Tent camping has also been quite pleasant. We have a system of setting up and breaking down camp, and it takes us maybe fifteen minutes each way, including blowing up our sleeping pads. Not too shabby.
Sleeping was dicey for both of us the first two nights, but since then, we’ve slept like rocks 7-9 hours per night. For sure mostly thanks to our high quality Big Agnes inflatable sleeping pads, which we snagged from an REI garage sale.
We usually zip our two LLBean sleeping bags (given to us by LLBean) together, which makes for a cozy body-heated night. We’ve had a few very cold nights, about 35 degrees, which we weren’t expecting this early in the trip, but with a few extra layers, it’s been more than bearable.
Since we put up and break down camp almost every day, we get real excited when we can stay in the same place for two or three nights. This gives us way more time to relax, drink an adult beverage of choice, read on our Kindles, and play games.
- Settlers of Catan dice game
- SET (because I school Cole)
- National Parks-themed Yahtzee (given to us by USAopoly)
None of these take up much space, and are all a super fun way to pass the evenings.
Picnic tables aren’t always too comfy, so we also love our low-sitting LLBean camp chairs (given to us by LLBean). Sturdy and durable, breathable in the heat, and super relaxing after a day on our feet, I didn’t think I would love a chair as much as I do…
We have been efficient and productive so far, getting most of our week’s worth of work finished in one four or five hour session. We’ve used Starbucks (most reliable), friends’ and couch surfers’ houses (somewhat reliable) and McDonalds (hit or miss) to do this work. We also use car time to write posts and edit videos, which has helped a lot.

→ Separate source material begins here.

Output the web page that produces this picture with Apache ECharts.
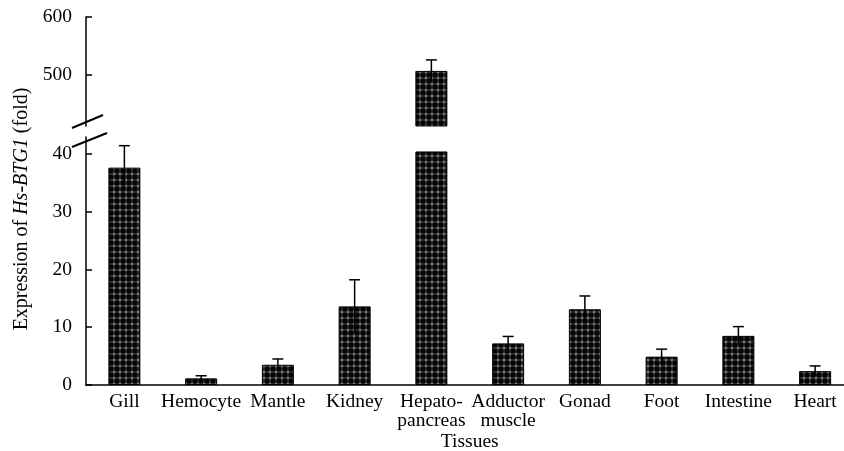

As we continue to grow our brand and make connections, we hope to keep finding a manageable balance between exploration and blogging work. Right now we have a certain list of things we make sure to get accomplished between each park, and we’ve been good at getting the necessary things done.
Most of all, we want to protect our park time. Even though we consider this as our “job” right now, and we want to turn our blog into something more, we want our time at the parks to be reserved for some good ol’ unplugged adventure time.